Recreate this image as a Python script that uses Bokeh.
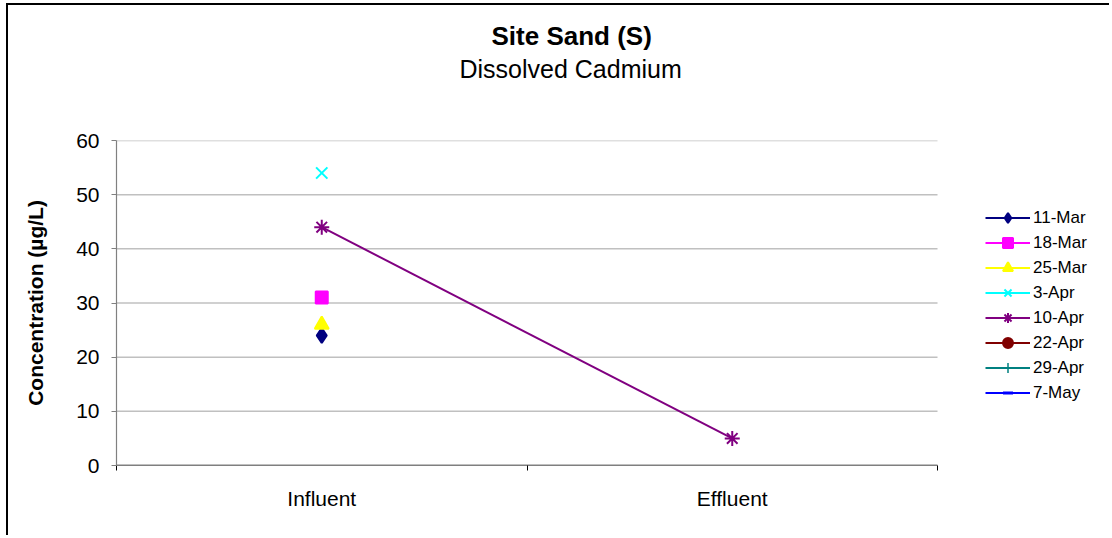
from bokeh.plotting import figure
from bokeh.models import Range1d, FixedTicker, Legend, Title
from bokeh.embed import file_html
from bokeh.resources import INLINE

nan = float("nan")

categories = ["Influent", "Effluent"]
series_names = ["11-Mar", "18-Mar", "25-Mar", "3-Apr", "10-Apr", "22-Apr", "29-Apr", "7-May"]
v_11mar = [24, nan]
v_18mar = [31, nan]
v_25mar = [26, nan]
v_3apr = [54, nan]
v_10apr = [44, 5]
v_22apr = [nan, nan]
v_29apr = [nan, nan]
v_7may = [nan, nan]
y_ticks = [0, 10, 20, 30, 40, 50, 60]

series_values = [v_11mar, v_18mar, v_25mar, v_3apr, v_10apr, v_22apr, v_29apr, v_7may]
colors = ["#000080", "#FF00FF", "#FFFF00", "#00FFFF", "#800080", "#800000", "#008080", "#0000FF"]
markers = ["diamond", "square", "triangle", "x", "asterisk", "circle", "cross", "dash"]
sizes = [15, 12, 14, 16, 15, 12, 14, 8]

FONT = "Liberation Sans"

W, H = 1103, 532
FL, FR, FT, FB = 108, 929, 135, 460  # plot area (axes box) in canvas pixels
n_cat = len(categories)
# the frame extends to the right canvas edge so the legend can live inside it;
# the data range is stretched so that the category axis still ends at FR
x_end = n_cat * (W - FL) / (FR - FL)

p = figure(width=W, height=H, output_backend="svg", toolbar_location=None,
           x_range=Range1d(0, x_end), y_range=Range1d(y_ticks[0], y_ticks[-1]),
           min_border_left=FL, min_border_right=0, min_border_top=FT,
           min_border_bottom=H - FB)
p.outline_line_color = None
p.background_fill_color = "white"
p.border_fill_color = "white"
p.styles = {"margin-left": "6px", "margin-top": "3px",
            "border-left": "2px solid #000000", "border-top": "2px solid #000000"}

xs = [i + 0.5 for i in range(n_cat)]

# horizontal gridlines and category axis line, limited to the category span
grid_y = y_ticks[1:]
p.segment(x0=[0] * len(grid_y), x1=[n_cat] * len(grid_y), y0=grid_y, y1=grid_y,
          line_color="#C0C0C0", line_width=1.5)
p.segment(x0=[0], x1=[n_cat], y0=[y_ticks[0]], y1=[y_ticks[0]],
          line_color="#000000", line_width=1.5)

items = []
for name, vals, c, m, s in zip(series_names, series_values, colors, markers, sizes):
    r1 = p.line(xs, vals, line_color=c, line_width=2)
    kw = dict(marker=m, size=s, line_color=c, fill_color=c, line_width=2)
    if m == "dash":
        kw["line_width"] = 3
    if m == "cross":
        kw["line_width"] = 1.5
    r2 = p.scatter(xs, vals, **kw)
    items.append((name, [r1, r2]))

legend = Legend(items=items, location=(977 - FL, FB - 400), padding=0, margin=0,
                border_line_color=None, background_fill_alpha=0,
                glyph_width=45, glyph_height=25, spacing=0, label_standoff=3,
                label_text_font=FONT, label_text_font_size="17px",
                label_text_baseline="middle", label_text_color="#000000")
p.add_layout(legend, "center")

# axes
p.xaxis.ticker = FixedTicker(ticks=xs, minor_ticks=list(range(n_cat + 1)))
p.xaxis.major_label_overrides = {x: c for x, c in zip(xs, categories)}
p.xaxis.major_tick_line_color = None
p.xaxis.minor_tick_line_color = "#000000"
p.xaxis.minor_tick_out = 5
p.xaxis.minor_tick_in = 0
p.xaxis.axis_line_color = None
p.xaxis.major_label_standoff = 15
p.xaxis.major_label_text_font = FONT
p.xaxis.major_label_text_font_size = "21px"
p.xaxis.major_label_text_color = "#000000"

p.yaxis.ticker = FixedTicker(ticks=y_ticks, minor_ticks=[])
p.yaxis.axis_line_color = "#808080"
p.yaxis.axis_line_width = 1.2
p.yaxis.major_tick_line_color = "#808080"
p.yaxis.major_tick_out = 5
p.yaxis.major_tick_in = 0
p.yaxis.major_label_standoff = 12
p.yaxis.major_label_text_font = FONT
p.yaxis.major_label_text_font_size = "21px"
p.yaxis.major_label_text_color = "#000000"
p.yaxis.axis_label = "Concentration (µg/L)"
p.yaxis.axis_label_text_font = FONT
p.yaxis.axis_label_text_font_size = "21px"
p.yaxis.axis_label_text_font_style = "bold"
p.yaxis.axis_label_text_color = "#000000"
p.yaxis.axis_label_standoff = 26

p.xgrid.grid_line_color = None
p.ygrid.grid_line_color = None

# titles: spacer (nearest the frame), subtitle, main title
p.add_layout(Title(text=" ", text_font_size="1px", standoff=53), "above")
p.add_layout(Title(text="Dissolved Cadmium", text_font=FONT, text_font_size="25px",
                   text_font_style="normal", text_color="#000000",
                   align="left", offset=343, standoff=4, vertical_align="bottom"), "above")
p.add_layout(Title(text="Site Sand (S)", text_font=FONT, text_font_size="26px",
                   text_font_style="bold", text_color="#000000",
                   align="left", offset=375, standoff=0, vertical_align="bottom"), "above")

open("out.html", "w").write(file_html(p, INLINE))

---*---

## What is needed
Which lines contain the word "that"? Return each of them.

## Result
Recreate this image as a Python script that uses Bokeh.
# the data range is stretched so that the category axis still ends at FR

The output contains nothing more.